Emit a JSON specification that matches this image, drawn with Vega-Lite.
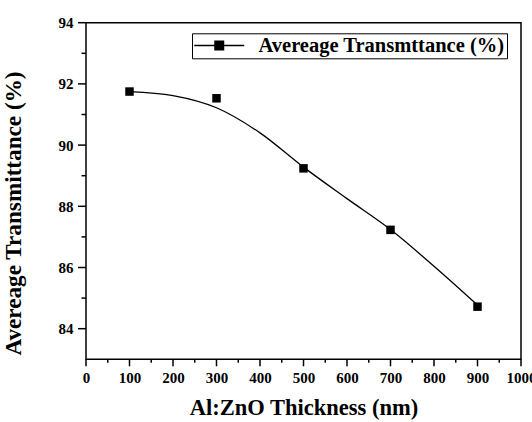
{
  "$schema": "https://vega.github.io/schema/vega-lite/v6.json",
  "width": 435,
  "height": 336.6,
  "autosize": {"type": "none"},
  "padding": {"left": 86, "top": 22.7, "right": 11, "bottom": 62.7},
  "background": "white",
  "config": {
    "view": {"stroke": "black", "strokeWidth": 1.5},
    "font": "Liberation Serif",
    "axis": {
      "grid": false,
      "ticks": false,
      "labelFont": "Liberation Serif",
      "labelFontWeight": "bold",
      "labelFontSize": 15,
      "labelColor": "black",
      "titleFont": "Liberation Serif",
      "titleFontWeight": "bold",
      "titleColor": "black"
    }
  },
  "datasets": {
    "pts": [
      {"thickness": 100, "T": 91.75, "series": "Avereage Transmttance (%)"},
      {"thickness": 300, "T": 91.53, "series": "Avereage Transmttance (%)"},
      {"thickness": 500, "T": 89.24, "series": "Avereage Transmttance (%)"},
      {"thickness": 700, "T": 87.23, "series": "Avereage Transmttance (%)"},
      {"thickness": 900, "T": 84.72, "series": "Avereage Transmttance (%)"}
    ],
    "curve": [
      {"thickness": 100, "T": 91.75},
      {"thickness": 200, "T": 91.62},
      {"thickness": 300, "T": 91.22},
      {"thickness": 400, "T": 90.4},
      {"thickness": 500, "T": 89.28},
      {"thickness": 600, "T": 88.25},
      {"thickness": 700, "T": 87.24},
      {"thickness": 800, "T": 86.04},
      {"thickness": 900, "T": 84.77}
    ],
    "xmajor": [{"v": 0}, {"v": 100}, {"v": 200}, {"v": 300}, {"v": 400}, {"v": 500}, {"v": 600}, {"v": 700}, {"v": 800}, {"v": 900}, {"v": 1000}],
    "xminor": [{"v": 50}, {"v": 150}, {"v": 250}, {"v": 350}, {"v": 450}, {"v": 550}, {"v": 650}, {"v": 750}, {"v": 850}, {"v": 950}],
    "ymajor": [{"v": 84}, {"v": 86}, {"v": 88}, {"v": 90}, {"v": 92}, {"v": 94}],
    "yminor": [{"v": 85}, {"v": 87}, {"v": 89}, {"v": 91}, {"v": 93}]
  },
  "layer": [
    {
      "data": {"name": "curve"},
      "mark": {"type": "line", "interpolate": "monotone", "color": "black", "strokeWidth": 1.3, "clip": false},
      "encoding": {
        "x": {
          "field": "thickness", "type": "quantitative",
          "scale": {"domain": [0, 1000], "nice": false},
          "axis": {
            "title": "Al:ZnO Thickness (nm)",
            "titleFontSize": 22.5,
            "titlePadding": 11,
            "values": [0, 100, 200, 300, 400, 500, 600, 700, 800, 900, 1000],
            "format": "d",
            "domain": false,
            "labelPadding": 11,
            "labelFlush": false,
            "labelOverlap": false
          }
        },
        "y": {
          "field": "T", "type": "quantitative",
          "scale": {"domain": [83, 94], "nice": false, "zero": false},
          "axis": {
            "title": "Avereage Transmittance (%)",
            "titleFontSize": 23.2,
            "titlePadding": 33,
            "titleY": 190.3,
            "values": [84, 86, 88, 90, 92, 94],
            "domain": false,
            "labelPadding": 13,
            "labelOverlap": false
          }
        }
      }
    },
    {
      "data": {"name": "xmajor"},
      "mark": {"type": "tick", "orient": "vertical", "size": 7, "thickness": 1.5, "color": "black", "opacity": 1, "yOffset": 3.5, "clip": false},
      "encoding": {
        "x": {"field": "v", "type": "quantitative"},
        "y": {"datum": 83, "type": "quantitative"}
      }
    },
    {
      "data": {"name": "xminor"},
      "mark": {"type": "tick", "orient": "vertical", "size": 3.5, "thickness": 1.5, "color": "black", "opacity": 1, "yOffset": 1.75, "clip": false},
      "encoding": {
        "x": {"field": "v", "type": "quantitative"},
        "y": {"datum": 83, "type": "quantitative"}
      }
    },
    {
      "data": {"name": "ymajor"},
      "mark": {"type": "tick", "orient": "horizontal", "size": 8, "thickness": 1.5, "color": "black", "opacity": 1, "xOffset": -4, "clip": false},
      "encoding": {
        "y": {"field": "v", "type": "quantitative"},
        "x": {"datum": 0, "type": "quantitative"}
      }
    },
    {
      "data": {"name": "yminor"},
      "mark": {"type": "tick", "orient": "horizontal", "size": 4.5, "thickness": 1.5, "color": "black", "opacity": 1, "xOffset": -2.25, "clip": false},
      "encoding": {
        "y": {"field": "v", "type": "quantitative"},
        "x": {"datum": 0, "type": "quantitative"}
      }
    },
    {
      "data": {"name": "pts"},
      "mark": {"type": "point", "shape": "square", "filled": true, "size": 72, "opacity": 1, "clip": false},
      "encoding": {
        "x": {"field": "thickness", "type": "quantitative"},
        "y": {"field": "T", "type": "quantitative"},
        "color": {
          "field": "series", "type": "nominal",
          "scale": {"range": ["black"]},
          "legend": {
            "title": null,
            "orient": "none",
            "legendX": 106,
            "legendY": 10.6,
            "strokeColor": "black",
            "padding": 2,
            "labelFont": "Liberation Serif",
            "labelFontWeight": "bold",
            "labelFontSize": 20.5,
            "labelColor": "black",
            "labelLimit": 400,
            "symbolType": "M-5,0H-0.85M0.85,0H5M-0.85,-0.85H0.85V0.85H-0.85Z",
            "symbolSize": 100,
            "symbolOffset": 15,
            "symbolStrokeWidth": 1.5,
            "symbolStrokeColor": "black",
            "symbolFillColor": "black",
            "labelOffset": 29,
            "encode": {
              "symbols": {"stroke": {"value": "black"}, "fill": {"value": "black"}, "strokeWidth": {"value": 1.5}, "opacity": {"value": 1}}
            }
          }
        }
      }
    }
  ]
}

→ **What is required**
Reproduce each line exactly as it appears, omitting the pictures.

→ **Response**
Emit a JSON specification that matches this image, drawn with Vega-Lite.
{
  "$schema": "https://vega.github.io/schema/vega-lite/v6.json",
  "width": 435,
  "height": 336.6,
  "autosize": {"type": "none"},
  "padding": {"left": 86, "top": 22.7, "right": 11, "bottom": 62.7},
  "background": "white",
  "config": {
    "view": {"stroke": "black", "strokeWidth": 1.5},
    "font": "Liberation Serif",
    "axis": {
      "grid": false,
      "ticks": false,
      "labelFont": "Liberation Serif",
      "labelFontWeight": "bold",
      "labelFontSize": 15,
      "labelColor": "black",
      "titleFont": "Liberation Serif",
      "titleFontWeight": "bold",
      "titleColor": "black"
    }
  },
  "datasets": {
    "pts": [
      {"thickness": 100, "T": 91.75, "series": "Avereage Transmttance (%)"},
      {"thickness": 300, "T": 91.53, "series": "Avereage Transmttance (%)"},
      {"thickness": 500, "T": 89.24, "series": "Avereage Transmttance (%)"},
      {"thickness": 700, "T": 87.23, "series": "Avereage Transmttance (%)"},
      {"thickness": 900, "T": 84.72, "series": "Avereage Transmttance (%)"}
    ],
    "curve": [
      {"thickness": 100, "T": 91.75},
      {"thickness": 200, "T": 91.62},
      {"thickness": 300, "T": 91.22},
      {"thickness": 400, "T": 90.4},
      {"thickness": 500, "T": 89.28},
      {"thickness": 600, "T": 88.25},
      {"thickness": 700, "T": 87.24},
      {"thickness": 800, "T": 86.04},
      {"thickness": 900, "T": 84.77}
    ],
    "xmajor": [{"v": 0}, {"v": 100}, {"v": 200}, {"v": 300}, {"v": 400}, {"v": 500}, {"v": 600}, {"v": 700}, {"v": 800}, {"v": 900}, {"v": 1000}],
    "xminor": [{"v": 50}, {"v": 150}, {"v": 250}, {"v": 350}, {"v": 450}, {"v": 550}, {"v": 650}, {"v": 750}, {"v": 850}, {"v": 950}],
    "ymajor": [{"v": 84}, {"v": 86}, {"v": 88}, {"v": 90}, {"v": 92}, {"v": 94}],
    "yminor": [{"v": 85}, {"v": 87}, {"v": 89}, {"v": 91}, {"v": 93}]
  },
  "layer": [
    {
      "data": {"name": "curve"},
      "mark": {"type": "line", "interpolate": "monotone", "color": "black", "strokeWidth": 1.3, "clip": false},
      "encoding": {
        "x": {
          "field": "thickness", "type": "quantitative",
          "scale": {"domain": [0, 1000], "nice": false},
          "axis": {
            "title": "Al:ZnO Thickness (nm)",
            "titleFontSize": 22.5,
            "titlePadding": 11,
            "values": [0, 100, 200, 300, 400, 500, 600, 700, 800, 900, 1000],
            "format": "d",
            "domain": false,
            "labelPadding": 11,
            "labelFlush": false,
            "labelOverlap": false
          }
        },
        "y": {
          "field": "T", "type": "quantitative",
          "scale": {"domain": [83, 94], "nice": false, "zero": false},
          "axis": {
            "title": "Avereage Transmittance (%)",
            "titleFontSize": 23.2,
            "titlePadding": 33,
            "titleY": 190.3,
            "values": [84, 86, 88, 90, 92, 94],
            "domain": false,
            "labelPadding": 13,
            "labelOverlap": false
          }
        }
      }
    },
    {
      "data": {"name": "xmajor"},
      "mark": {"type": "tick", "orient": "vertical", "size": 7, "thickness": 1.5, "color": "black", "opacity": 1, "yOffset": 3.5, "clip": false},
      "encoding": {
        "x": {"field": "v", "type": "quantitative"},
        "y": {"datum": 83, "type": "quantitative"}
      }
    },
    {
      "data": {"name": "xminor"},
      "mark": {"type": "tick", "orient": "vertical", "size": 3.5, "thickness": 1.5, "color": "black", "opacity": 1, "yOffset": 1.75, "clip": false},
      "encoding": {
        "x": {"field": "v", "type": "quantitative"},
        "y": {"datum": 83, "type": "quantitative"}
      }
    },
    {
      "data": {"name": "ymajor"},
      "mark": {"type": "tick", "orient": "horizontal", "size": 8, "thickness": 1.5, "color": "black", "opacity": 1, "xOffset": -4, "clip": false},
      "encoding": {
        "y": {"field": "v", "type": "quantitative"},
        "x": {"datum": 0, "type": "quantitative"}
      }
    },
    {
      "data": {"name": "yminor"},
      "mark": {"type": "tick", "orient": "horizontal", "size": 4.5, "thickness": 1.5, "color": "black", "opacity": 1, "xOffset": -2.25, "clip": false},
      "encoding": {
        "y": {"field": "v", "type": "quantitative"},
        "x": {"datum": 0, "type": "quantitative"}
      }
    },
    {
      "data": {"name": "pts"},
      "mark": {"type": "point", "shape": "square", "filled": true, "size": 72, "opacity": 1, "clip": false},
      "encoding": {
        "x": {"field": "thickness", "type": "quantitative"},
        "y": {"field": "T", "type": "quantitative"},
        "color": {
          "field": "series", "type": "nominal",
          "scale": {"range": ["black"]},
          "legend": {
            "title": null,
            "orient": "none",
            "legendX": 106,
            "legendY": 10.6,
            "strokeColor": "black",
            "padding": 2,
            "labelFont": "Liberation Serif",
            "labelFontWeight": "bold",
            "labelFontSize": 20.5,
            "labelColor": "black",
            "labelLimit": 400,
            "symbolType": "M-5,0H-0.85M0.85,0H5M-0.85,-0.85H0.85V0.85H-0.85Z",
            "symbolSize": 100,
            "symbolOffset": 15,
            "symbolStrokeWidth": 1.5,
            "symbolStrokeColor": "black",
            "symbolFillColor": "black",
            "labelOffset": 29,
            "encode": {
              "symbols": {"stroke": {"value": "black"}, "fill": {"value": "black"}, "strokeWidth": {"value": 1.5}, "opacity": {"value": 1}}
            }
          }
        }
      }
    }
  ]
}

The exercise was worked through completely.